The first circulating beam in the Synchrocyclotron

A log book entry written by Wolfgang Gentner, the head of SC Division, and signed by various colleagues, tells us that a short celebration was held on the 1st of August 1957 following the successful  appearance of the first circulating beam. The 600 MeV Synchrocyclotron (SC)  was CERN’s first accelerator and provided beams for its earliest particle and nuclear physics experiments.  It was a remarkably long-lived machine, even when superseded by the larger Proton Synchrotron, and operated for 33 years before being decommissioned in December 1990. Work is currently underway to give the SC a new lease of life as an exhibition area and visitor attraction.

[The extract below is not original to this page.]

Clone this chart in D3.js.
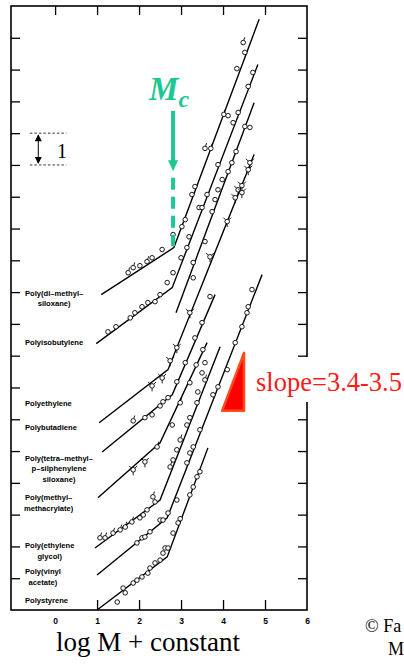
<!DOCTYPE html>
<html>
<head>
<meta charset="utf-8">
<script src="https://cdn.jsdelivr.net/npm/d3@7"></script>
<style>
  body { margin: 0; background: #fff; }
  svg { display: block; }
</style>
</head>
<body>
<svg id="chart" width="404" height="666"></svg>
<script>
// viscosity vs molecular weight, log-log, curves shifted by a constant
const xTicks = [0, 1, 2, 3, 4, 5, 6];
const yTicks = d3.range(1, 19);

// each curve: start of low-M branch, kink at Mc, end of the steep branch
const curves = [
  { name: "dms",   pts: [[1.10, 9.92], [2.83, 11.40], [4.86, 18.58]] },
  { name: "pib",   pts: [[0.98, 8.38], [2.79, 10.14], [4.83, 17.16]] },
  { name: "steep", pts: [[2.88, 9.35], [4.74, 15.96]] },
  { name: "pe",    pts: [[1.05, 5.89], [2.69, 7.56], [4.74, 14.33]] },
  { name: "pb",    pts: [[1.12, 4.97], [2.79, 6.77], [3.81, 9.92]] },
  { name: "tmps",  pts: [[1.02, 3.53], [2.50, 5.26], [3.62, 8.41]] },
  { name: "pmma",  pts: [[0.95, 1.95], [2.50, 3.46], [3.93, 8.28]] },
  { name: "peg",   pts: [[1.00, 1.10], [2.67, 2.90], [4.93, 10.55]] },
  { name: "ps",    pts: [[1.00, 0.00], [2.67, 1.67], [3.64, 5.10]] }
];

// measured points [logM, log eta, marker]
const dmsPts = [[1.74,10.61,"p"],[1.86,10.77,"p"],[2.02,10.83,"o"],[2.19,10.96,"p"],[2.31,11.08,"o"],
  [2.55,11.34,"o"],[2.81,11.81,"o"],[3.02,12.06,"o"],[3.10,12.28,"o"],[3.26,13.07,"o"],[3.33,13.32,"o"],
  [3.57,14.52,"p"],[3.71,14.52,"p"],[4.02,15.59,"p"],[4.12,15.55,"o"],[4.33,17.03,"o"],[4.52,17.54,"o"],[4.48,17.85,"p"]];
const pibPts = [[1.26,8.75,"o"],[1.45,8.91,"o"],[1.79,9.19,"o"],[1.90,9.35,"o"],[2.07,9.54,"o"],[2.21,9.67,"o"],
  [2.38,9.70,"o"],[2.50,9.92,"o"],[2.67,10.30,"o"],[2.81,10.61,"o"],[3.00,11.08,"o"],[3.14,11.40,"o"],
  [3.19,11.74,"o"],[3.43,12.66,"o"],[3.50,12.66,"o"],[3.62,13.07,"o"],[3.88,14.01,"o"],[4.24,15.33,"o"],
  [4.36,15.65,"o"],[4.60,16.47,"o"],[4.71,16.91,"o"]];
const steepPts = [[3.29,10.45,"o"],[3.29,10.93,"o"],[3.57,11.59,"o"],[3.74,12.53,"o"],[3.81,12.91,"o"],
  [3.88,13.22,"o"],[3.98,13.54,"o"],[4.12,13.79,"o"],[4.21,14.07,"o"],[4.31,14.42,"o"],[4.52,15.21,"o"],[4.64,15.18,"o"]];
const pePts = [[2.31,7.05,"x"],[2.55,7.30,"x"],[2.74,7.84,"x"],[2.90,8.25,"x"],[3.21,9.35,"x"],[3.69,11.11,"x"],
  [4.10,12.22,"x"],[4.29,12.97,"x"],[4.36,13.22,"x"],[4.45,13.35,"x"],[4.45,13.13,"x"],[4.60,13.85,"x"],[4.64,14.07,"x"]];
const pbPts = [[1.86,5.95,"p"],[2.14,6.05,"o"],[2.31,6.14,"o"],[2.50,6.42,"o"],[2.57,6.55,"o"],[2.69,6.68,"o"],
  [2.90,7.18,"o"],[3.10,7.78,"o"],[3.33,8.56,"o"],[3.50,9.04,"o"],[3.69,9.86,"o"]];
const tmpsPts = [[1.86,4.41,"x"],[2.14,4.66,"x"],[2.43,5.13,"p"],[2.79,5.82,"o"],[2.98,6.52,"p"],[3.21,7.15,"o"],
  [3.36,7.71,"o"],[3.52,8.19,"o"]];
const pmmaPts = [[1.07,2.27,"p"],[1.19,2.27,"p"],[1.38,2.42,"p"],[1.55,2.52,"p"],[1.67,2.61,"p"],[1.83,2.77,"p"],
  [2.02,2.90,"o"],[2.10,2.99,"o"],[2.19,3.15,"o"],[2.33,3.56,"p"],[2.38,3.40,"o"],[2.74,4.50,"p"],[2.81,4.72,"o"],
  [2.90,5.04,"o"],[2.98,5.35,"p"],[3.14,5.82,"o"],[3.21,6.05,"o"],[3.38,6.52,"o"],[3.40,6.86,"o"],[3.57,7.24,"p"],
  [3.50,7.46,"o"],[3.57,7.78,"o"]];
const pegPts = [[1.95,2.11,"o"],[2.07,2.27,"o"],[2.14,2.30,"o"],[2.26,2.46,"o"],[2.50,2.83,"o"],[2.57,2.83,"o"],
  [2.69,3.05,"o"],[2.90,3.46,"o"],[3.14,4.63,"o"],[3.21,4.94,"o"],[3.29,5.13,"o"],[3.45,5.67,"o"],[3.76,6.77,"o"],
  [3.88,7.02,"o"],[4.10,7.56,"o"],[4.29,8.41,"o"],[4.45,8.91,"o"],[4.57,9.35,"o"],[4.60,9.54,"o"],[4.69,10.08,"o"]];
const psPts = [[1.48,0.25,"o"],[1.62,0.69,"o"],[1.67,0.54,"o"],[1.86,0.85,"o"],[1.95,0.94,"o"],[2.07,1.04,"o"],
  [2.21,1.16,"o"],[2.26,1.32,"o"],[2.38,1.48,"o"],[2.50,1.57,"o"],[2.57,1.79,"o"],[2.62,1.95,"o"],[2.69,1.95,"o"],
  [2.81,2.42,"o"],[2.93,2.74,"o"],[2.98,2.87,"o"],[3.21,3.62,"o"],[3.29,3.87,"o"],[3.38,4.19,"o"],[3.45,4.35,"o"]];

// polymer names, first baseline given in y units
const polymers = [
  { lines: ["Poly(di–methyl–", "siloxane)"], y: 9.89 },
  { lines: ["Polyisobutylene"], y: 8.34 },
  { lines: ["Polyethylene"], y: 6.42 },
  { lines: ["Polybutadiene"], y: 5.67 },
  { lines: ["Poly(tetra–methyl–", "p–silphenylene", "siloxane)"], y: 4.69 },
  { lines: ["Poly(methyl–", "methacrylate)"], y: 3.46 },
  { lines: ["Poly(ethylene", "glycol)"], y: 1.95 },
  { lines: ["Poly(vinyl", "acetate)"], y: 1.13 },
  { lines: ["Polystyrene"], y: 0.22 }
];

const mcX = 2.81;          // position of the Mc arrow
const slopeBase = [3.98, 6.27], slopeRun = 0.52, slopeVal = 3.5;

const x = d3.scaleLinear().domain([-1.05, 6]).range([11, 307]);
const y = d3.scaleLinear().domain([0, 19]).range([610, 6]);
const svg = d3.select("#chart");
const sans = "'Liberation Sans', Arial, sans-serif";
const serif = "'Liberation Serif', 'Times New Roman', serif";

// ticks, all pointing inward
function styleAxis(g) {
  g.select(".domain").remove();
  g.selectAll(".tick line").attr("stroke", "#000").attr("stroke-width", 1.3);
  g.attr("font-family", sans).attr("font-size", 8.5).attr("font-weight", "bold");
}
svg.append("g").attr("transform", `translate(0,${y(0)})`)
  .call(d3.axisBottom(x).tickValues(xTicks).tickFormat(d3.format("d"))
    .tickSizeInner(-10).tickSizeOuter(0).tickPadding(8))
  .call(styleAxis)
  .call(g => g.selectAll(".tick").filter(d => d === 0 || d === 6).select("line").remove());
svg.append("g").attr("transform", `translate(0,${y(19)})`)
  .call(d3.axisTop(x).tickValues(xTicks.slice(0, 6)).tickSizeInner(-9).tickSizeOuter(0).tickFormat(""))
  .call(styleAxis);
svg.append("g").attr("transform", `translate(${x(-1.05)},0)`)
  .call(d3.axisLeft(y).tickValues(yTicks).tickSizeInner(-9).tickSizeOuter(0).tickFormat(""))
  .call(styleAxis);
svg.append("g").attr("transform", `translate(${x(6)},0)`)
  .call(d3.axisRight(y).tickValues(yTicks).tickSizeInner(-9).tickSizeOuter(0).tickFormat(""))
  .call(styleAxis);

svg.append("rect")
  .attr("x", x(-1.05)).attr("y", y(19))
  .attr("width", x(6) - x(-1.05)).attr("height", y(0) - y(19))
  .attr("fill", "none").attr("stroke", "#000").attr("stroke-width", 1.6);

// curves
const line = d3.line().x(d => x(d[0])).y(d => y(d[1]));
svg.append("g").selectAll("path")
  .data(curves)
  .join("path")
  .attr("d", d => line(d.pts))
  .attr("fill", "none")
  .attr("stroke", "#000")
  .attr("stroke-width", 1.4);

// markers
const allPts = [dmsPts, pibPts, steepPts, pePts, pbPts, tmpsPts, pmmaPts, pegPts, psPts].flat();
const r = 2.3;
const mk = svg.append("g").attr("stroke", "#000").attr("stroke-width", 0.9);
allPts.forEach(p => {
  const cx = x(p[0]), cy = y(p[1]);
  const g = mk.append("g").attr("transform", `translate(${cx},${cy})`);
  if (p[2] === "p") {
    g.append("line").attr("x1", 0.6).attr("y1", -r).attr("x2", 1.6).attr("y2", -r - 3);
  }
  if (p[2] === "x") {
    [-135, -45, 90].forEach(a => {
      const t = a * Math.PI / 180;
      g.append("line")
        .attr("x1", r * Math.cos(t)).attr("y1", r * Math.sin(t))
        .attr("x2", (r + 3.2) * Math.cos(t)).attr("y2", (r + 3.2) * Math.sin(t));
    });
  }
  g.append("circle").attr("r", r).attr("fill", "#fff");
});

// polymer names
const lab = svg.append("g")
  .attr("font-family", sans).attr("font-size", 7.6).attr("font-weight", "bold").attr("fill", "#000");
polymers.forEach(p => {
  const first = lab.append("text").attr("x", 25).attr("y", y(p.y)).text(p.lines[0]);
  const mid = 25 + first.node().getComputedTextLength() / 2;
  p.lines.slice(1).forEach((t, i) => {
    lab.append("text").attr("x", mid).attr("y", y(p.y) + 10.5 * (i + 1))
      .attr("text-anchor", "middle").text(t);
  });
});

// x axis title
svg.append("text")
  .attr("x", 148).attr("y", 651)
  .attr("text-anchor", "middle")
  .attr("font-family", serif).attr("font-size", 27)
  .text("log M + constant");

svg.append("text").attr("x", 365).attr("y", 632)
  .attr("font-family", serif).attr("font-size", 18).text("© Fa");
svg.append("text").attr("x", 388).attr("y", 655)
  .attr("font-family", serif).attr("font-size", 18).text("M");

// unit scale bar
const bar = svg.append("g").attr("stroke", "#000");
[14, 15].forEach(v => {
  bar.append("line")
    .attr("x1", x(-0.6)).attr("x2", x(0.27)).attr("y1", y(v)).attr("y2", y(v))
    .attr("stroke-width", 0.8).attr("stroke-dasharray", "2.5,2");
});
const bx = x(-0.4);
bar.append("line").attr("x1", bx).attr("x2", bx).attr("y1", y(15) + 2).attr("y2", y(14) - 2)
  .attr("stroke-width", 1);
bar.append("path").attr("fill", "#000").attr("stroke", "none")
  .attr("d", `M${bx},${y(15) + 1}l-3.5,7h7zM${bx},${y(14) - 1}l-3.5,-7h7z`);
svg.append("text").attr("x", 57).attr("y", y(14) - 7)
  .attr("font-family", serif).attr("font-size", 20).text("1");

// slope annotation
svg.append("rect").attr("x", 250).attr("y", 357).attr("width", 154).attr("height", 45).attr("fill", "#fff");
const [sx, sy] = slopeBase;
svg.append("path")
  .attr("d", `M${x(sx)},${y(sy)}L${x(sx + slopeRun)},${y(sy + slopeRun * slopeVal)}L${x(sx + slopeRun)},${y(sy)}Z`)
  .attr("fill", "#ff0000").attr("stroke", "#ff4a1a").attr("stroke-width", 2.5)
  .attr("stroke-linejoin", "round");
svg.append("text").attr("x", 256).attr("y", 391)
  .attr("font-family", serif).attr("font-size", 26.5).attr("fill", "#ff1a1a")
  .text("slope=3.4-3.5");

// Mc marker
const teal = "#1ec793";
const ax = x(mcX);
svg.append("line").attr("x1", ax).attr("x2", ax).attr("y1", y(15.7)).attr("y2", y(14.1))
  .attr("stroke", teal).attr("stroke-width", 4);
svg.append("path").attr("fill", teal)
  .attr("d", `M${ax - 5},${y(14.15)}h10l-5,11z`);
svg.append("line").attr("x1", ax).attr("x2", ax).attr("y1", y(13.6)).attr("y2", y(11.45))
  .attr("stroke", teal).attr("stroke-width", 4).attr("stroke-dasharray", "12,7");
const mc = svg.append("text").attr("x", ax - 24).attr("y", 100)
  .attr("font-family", serif).attr("font-weight", "bold").attr("font-style", "italic")
  .attr("fill", teal).attr("font-size", 33).text("M");
mc.append("tspan").attr("font-size", 24).attr("dy", 7).text("c");
</script>
</body>
</html>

Closure of CERN’s Theoretical Study Division in Copenhagen

During the construction of CERN in the 1950s, most staff were lodged in temporary offices nearby.  But the theoretical physics group (one of three study groups set up in 1952 as part of the ‘provisional CERN’) began life at the Theoretical Physics Institute, University of Copenhagen.  Niels Bohr led the group until September 1954, then handed over to Christian Møller. The photo shows CERN’s Director General Cornelius Bakker signing an agreement on the legal status of the group in Denmark in 1956. It was always intended that the group would relocate back to the main CERN site over a period of five years, and the first theorists came to Geneva in 1954. They were based first at the University of Geneva, then in barracks near the airport, before finally moving to the new site in Meyrin. The Theory Group in Copenhagen officially closed on 1 October 1957.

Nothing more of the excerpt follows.